End of Turkey's state of emergency imminent?
This Wednesday the Turkish government will end the state of emergency imposed after the attempted coup in July 2016. Since the night of the coup Turkey has proven its resilience, some commentators say. Others argue that in view of Erdoğan's sweeping powers the country will remain in a state of emergency regardless.
Turks have demonstrated their resilience
The Turkish people have won in the end, writes Ibrahim Kalin, advisor to President Erdoğan and columnist in Daily Sabah:
“Over the past two years, Turkey's perfectly reasonable efforts to eliminate the threat of another coup attempt have been taken out of context by Western reporters, which created a major gap between media coverage and the facts on the ground. ... All in all, we, the Turkish people, came together and got back on our feet as a nation. Nothing will ever change that fact. Today, the Gülenists' invasion of the hearts and minds of honest, hard-working Turks have completely ended. We have broken Fetö's [Gülen movement] siege on our country's public institutions and civil society.”
Easing of tensions only relative
The end of the state of emergency won't really change anything, writes the Süddeutsche Zeitung:
“The reasons for Recep Tayyip Erdoğan, the freshly sworn-in president, wanting things to return to normal are mainly economic: the Turkish chaos has scared away investors and now he wants to lure them back. But what exactly is normality? Erdoğan has turned Turkey inside out in the last two years. he has given it a political system that is tailored to his own interests. The opposition talks of a 'prolongation of the state of emergency using different means'. Erdoğan has just passed more decrees that give him new powers. It's entirely possible that the end of the state of emergency will defuse things to a certain extent, but it doesn't look like everything will take a turn for the better now that the heavy blanket is being aired.”
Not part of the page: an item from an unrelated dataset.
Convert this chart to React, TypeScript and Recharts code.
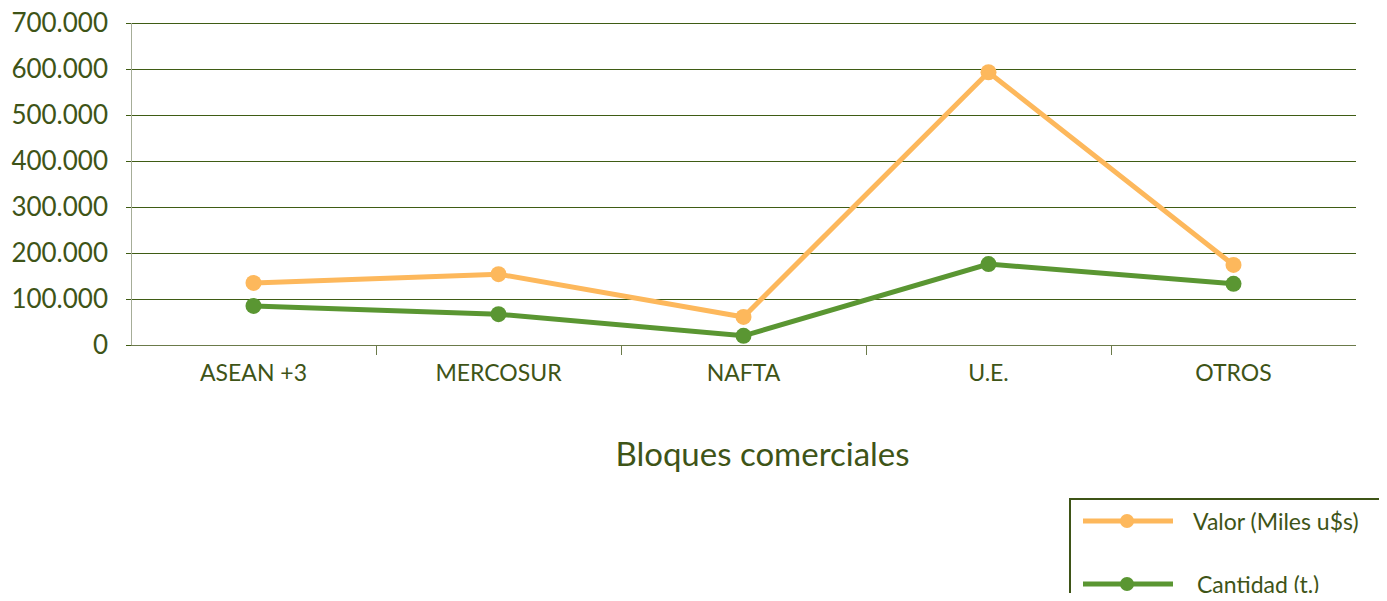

Coup investigations leave many points unsolved
Judicial proceedings have failed to produce answers to many questions about the attempted coup, Hürriyet Daily News stresses:
“Despite dozens of court cases opened regarding the coup attempt, there are still points that still remained unsolved and need to be clarified. How was it possible for coup plotters to organize such a widespread uprising without being detected by the National Intelligence Organization (MİT), the military counterintelligence and police intelligence? Their infiltration into all of them is not enough to explain this deficiency.”